Creativebrief: What is the ambition for the Influencer Squad going forward?

Meredith Brengle: Getting everyone up to speed in what we’re doing, how were doing it and the best way of doing it. It’s making sure that everybody knows about the work but also the process, because I think sometimes you can see amazing end products and you think, OK that’s great, but how did you do that? 

We have a six-step process from understanding our client’s objectives all the way through to measurement. The one thing that both Chris and myself are very keen to not do, is take influencers and make it a one-off or try to sell in influencers as a standalone; that’s not what we currently do it, that’s not how we’re going to do it.

Influencers itself, it’s a super big buzzword right now but if you really think about it we’ve been using influencers for so long. We’ve had celebrity spokespeople, brand ambassadors, mum bloggers and they were all used to amplify a message.

CAA - 400ft Britain
400ft Britain - CAA

Creativebrief: The term’s so broad. Do you think there’s a difference between influencers and creators?

Meredith Brengle: I absolutely do. It’s finding that middle point between the people who are creating amazing things and the level of influence they have. I think social media influencers are always going to be really important, I don’t think that’s ever going away, in the same vein that I think celebrities and brand ambassadors are still incredibly important. But where is that next evolution? Where is that next level of influence and credibility going to come from and how do we set ourselves up so that we can identify and work with them?

We’re never going to take the route of the talent agency. But it is about understanding who that person is because you want authenticity and you also want to be able to cultivate that relationship with them. It has to be incredibly natural and it has to be a brand that they’re going to want to engage with authentically.

Creativebrief: To take it in a different direction, the changing nature of the traditional pitch is something that we’re interested in at Creativebrief. What are your thoughts about the way that pitches are changing? Do you think they are?

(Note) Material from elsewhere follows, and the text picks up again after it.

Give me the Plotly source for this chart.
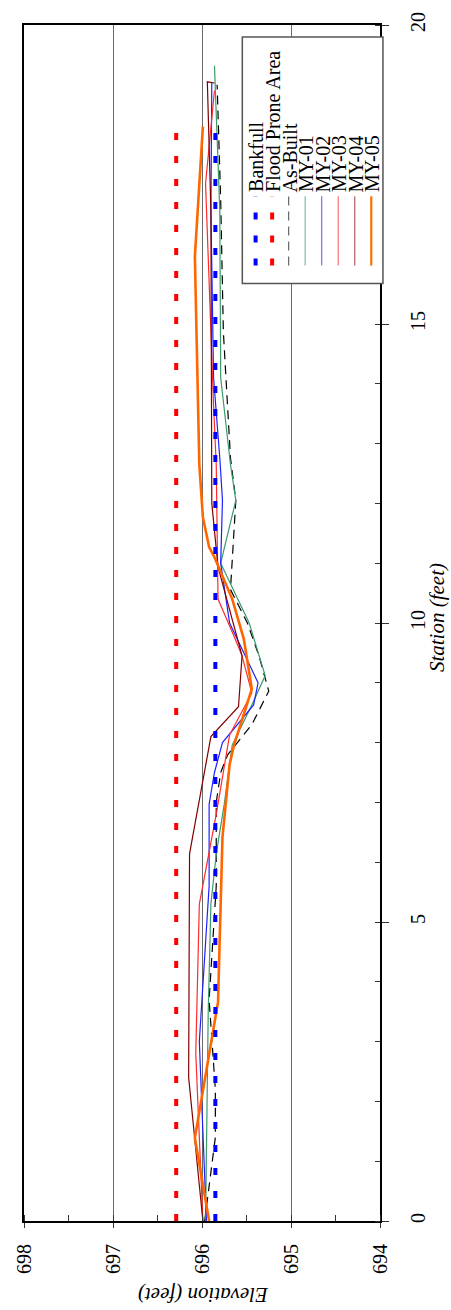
import plotly.graph_objects as go

# ---------------- data (station ft, elevation ft) ----------------
bank_sta = [0.0, 18.34]
bank_elev = [695.85, 695.85]
flood_sta = [0.0, 18.34]
flood_elev = [696.29, 696.29]

asb_sta = [0.0, 1.4, 2.2, 3.7, 5.6, 7.0, 7.5, 7.8, 8.3, 8.86, 9.45, 10.0, 10.56, 11.4, 12.05, 12.76, 14.87, 17.07, 18.6, 19.0]
asb_elev = [695.97, 695.85, 695.85, 695.92, 695.84, 695.84, 695.79, 695.71, 695.44, 695.25, 695.36, 695.49, 695.68, 695.65, 695.62, 695.68, 695.76, 695.79, 695.82, 695.83]

my1_sta = [0.0, 3.5, 5.3, 6.14, 6.97, 7.96, 8.63, 9.12, 10.0, 11.0, 12.05, 12.65, 14.1, 16.9, 19.32]
my1_elev = [695.96, 695.93, 695.90, 695.84, 695.75, 695.66, 695.44, 695.29, 695.47, 695.79, 695.62, 695.68, 695.79, 695.80, 695.86]

my2_sta = [0.0, 3.0, 5.6, 6.97, 7.5, 8.0, 8.63, 9.0, 10.0, 11.0, 12.05, 12.76, 14.1, 16.9, 19.03]
my2_elev = [695.95, 696.03, 695.92, 695.92, 695.86, 695.77, 695.42, 695.37, 695.69, 695.79, 695.77, 695.80, 695.87, 695.90, 695.89]

my3_sta = [0.0, 2.8, 5.3, 6.8, 8.13, 8.83, 9.45, 9.78, 10.4, 12.65, 13.64, 17.35, 18.9]
my3_elev = [695.99, 696.07, 696.03, 695.84, 695.69, 695.44, 695.55, 695.64, 695.82, 695.84, 695.87, 695.96, 695.86]

my4_sta = [0.0, 2.4, 6.14, 8.1, 8.6, 9.45, 10.94, 12.0, 16.9, 19.05, 19.03]
my4_elev = [695.99, 696.15, 696.14, 695.90, 695.59, 695.55, 695.82, 695.89, 695.90, 695.94, 695.86]

my5_sta = [0.0, 1.39, 3.66, 5.3, 6.42, 7.63, 7.96, 8.9, 9.73, 10.4, 11.1, 11.27, 11.77, 12.65, 16.13, 18.3]
my5_elev = [695.92, 696.08, 695.82, 695.79, 695.77, 695.69, 695.64, 695.44, 695.53, 695.66, 695.86, 695.92, 695.99, 696.03, 696.08, 695.99]

x_ticks = [698, 697, 696, 695, 694]
y_ticks = [0, 5, 10, 15, 20]

legend_names = ["Bankfull", "Flood Prone Area", "As-Built", "MY-01", "MY-02", "MY-03", "MY-04", "MY-05"]

# ---------------- styles ----------------
FONT = "Liberation Serif"
DOT = "7px,16px"
styles = [
    dict(color="#0000FF", width=4, dash=DOT),
    dict(color="#FF0000", width=4, dash=DOT),
    dict(color="#000000", width=1.2, dash="9px,6px"),
    dict(color="#3A9A6A", width=1.2, dash="solid"),
    dict(color="#2020FF", width=1.2, dash="solid"),
    dict(color="#FF2A2A", width=1.2, dash="solid"),
    dict(color="#800000", width=1.2, dash="solid"),
    dict(color="#FF6600", width=2.6, dash="solid"),
]
legend_colors = ["#0000FF", "#FF0000", "#666666", "#7FBF9F", "#7070FF", "#FF7070", "#B06060", "#FF7000"]

series = [
    (bank_elev, bank_sta), (flood_elev, flood_sta), (asb_elev, asb_sta),
    (my1_elev, my1_sta), (my2_elev, my2_sta), (my3_elev, my3_sta),
    (my4_elev, my4_sta), (my5_elev, my5_sta),
]

fig = go.Figure()
# draw order: thin lines first then thick, dotted on top
order = [2, 3, 4, 5, 6, 7, 0, 1]
for i in order:
    ex, st = series[i]
    fig.add_trace(go.Scatter(x=ex, y=st, mode="lines", name=legend_names[i],
                             line=styles[i], showlegend=False, hoverinfo="skip"))

# plot area geometry in pixels
W, H = 451, 1310
L, R, T, B = 18, 380, 13, 1221
pw, ph = R - L, B - T


def px(xp):
    return (xp - L) / pw


def py(yp):
    return (B - yp) / ph


shapes = []
annotations = []
# legend box
shapes.append(dict(type="rect", xref="paper", yref="paper",
                   x0=px(240), x1=px(383), y0=py(274), y1=py(25),
                   line=dict(color="#555555", width=1.5), fillcolor="white", layer="above"))
col_x = [253.5 + 16.8 * k for k in range(8)]
for k, name in enumerate(legend_names):
    st = styles[k]
    w = st["width"] if k < 2 else (2.2 if k == 7 else 1.2)
    shapes.append(dict(type="line", xref="paper", yref="paper",
                       x0=px(col_x[k]), x1=px(col_x[k]), y0=py(256), y1=py(186),
                       line=dict(color=legend_colors[k], width=w, dash=st["dash"]),
                       layer="above"))
    annotations.append(dict(text=name, xref="paper", yref="paper",
                            x=px(col_x[k] + 1), y=py(184), xanchor="center", yanchor="bottom",
                            textangle=-90, showarrow=False,
                            font=dict(family=FONT, size=20, color="black")))

# axis titles
annotations.append(dict(text="Elevation (feet)", xref="paper", yref="paper",
                        x=px(200), y=py(1295), xanchor="center", yanchor="middle",
                        textangle=180, showarrow=False,
                        font=dict(family=FONT, size=21, color="black", style="italic")))
annotations.append(dict(text="Station (feet)", xref="paper", yref="paper",
                        x=px(438), y=py(612), xanchor="center", yanchor="middle",
                        textangle=-90, showarrow=False,
                        font=dict(family=FONT, size=21, color="black", style="italic")))

fig.update_layout(
    width=W, height=H,
    margin=dict(l=L, r=W - R, t=T, b=H - B, pad=0),
    paper_bgcolor="white", plot_bgcolor="white",
    shapes=shapes, annotations=annotations,
    font=dict(family=FONT, size=20, color="black"),
)
fig.update_xaxes(
    range=[698, 694], tickvals=x_ticks, ticktext=[str(v) for v in x_ticks],
    tickangle=-90, ticks="outside", ticklen=5, tickcolor="#333", tickwidth=1,
    minor=dict(dtick=0.5, ticks="inside", ticklen=6, tickcolor="#333", tickwidth=1, showgrid=False),
    showgrid=True, gridcolor="#6a6a6a", gridwidth=1,
    showline=True, linecolor="black", linewidth=2, mirror=True, zeroline=False,
    tickfont=dict(family=FONT, size=20, color="black"), ticklabelstandoff=8,
)
fig.update_yaxes(
    range=[0, 20], tickvals=y_ticks, ticktext=[str(v) for v in y_ticks], side="right",
    tickangle=-90, ticks="outside", ticklen=7, tickcolor="#333", tickwidth=1,
    minor=dict(dtick=1, ticks="inside", ticklen=5, tickcolor="#333", tickwidth=1, showgrid=False),
    showgrid=False,
    showline=True, linecolor="black", linewidth=2, mirror=True, zeroline=False,
    tickfont=dict(family=FONT, size=20, color="black"), ticklabelstandoff=12,
)

fig.write_html("out.html")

Meredith Brengle: The biggest thing I’m seeing in terms of changes is more around who you’re up against. Back in the day, we would get a PR brief and pitch against PR agencies; it was very cut and dry. Now we get digital, social, creative, events briefs and you’re pitching against any agency within any of those veins because, like I said, it’s all becoming a very grey area of who owns what.

I think there’s a lot more creativity going into pitches. The atmosphere that you build in a room before anybody even walks in, all the way through to the videos, the imagery and the design assets that you create for the pitch itself. From a PR perspective, it’s nice that we’re not so pigeon-holed.

Creativebrief: Personally, outside of the industry, who or what are you inspired by?

Meredith Brengle: I am a sucker for anything with animals. I’m from St Louis and there is a rescue society there called Stray Rescue; my former agency had done some pro bono work for them and since then I’ve followed their social channels. In my next life, I’m going to have a farm with a million dogs because I just love them so much. There is something really nice about getting home at the end of the day and taking the dog for a walk around the park. Mine has travelled with me everywhere. I rescued him in St Louis, he came to London the first time, went to New York and now back to London.

I do still like watching CNN and catching up on the politics in the States. You can’t look away, it’s insane what’s going on. I read a lot, I’m always on the lookout for a good new book. I read as I am commuting; I read on the tube and I read on the subway when I was in New York.

Topic of the moment

How can brands give customers the tools to express their own identity?

I think where there’s been the most success is when you find a way to connect the passion points of the brand to the passion points of the consumer. It’s about understanding what the company stands for and what they’re super passionate about, and then finding like-minded people. It’s important that there is that authentic connection between the two.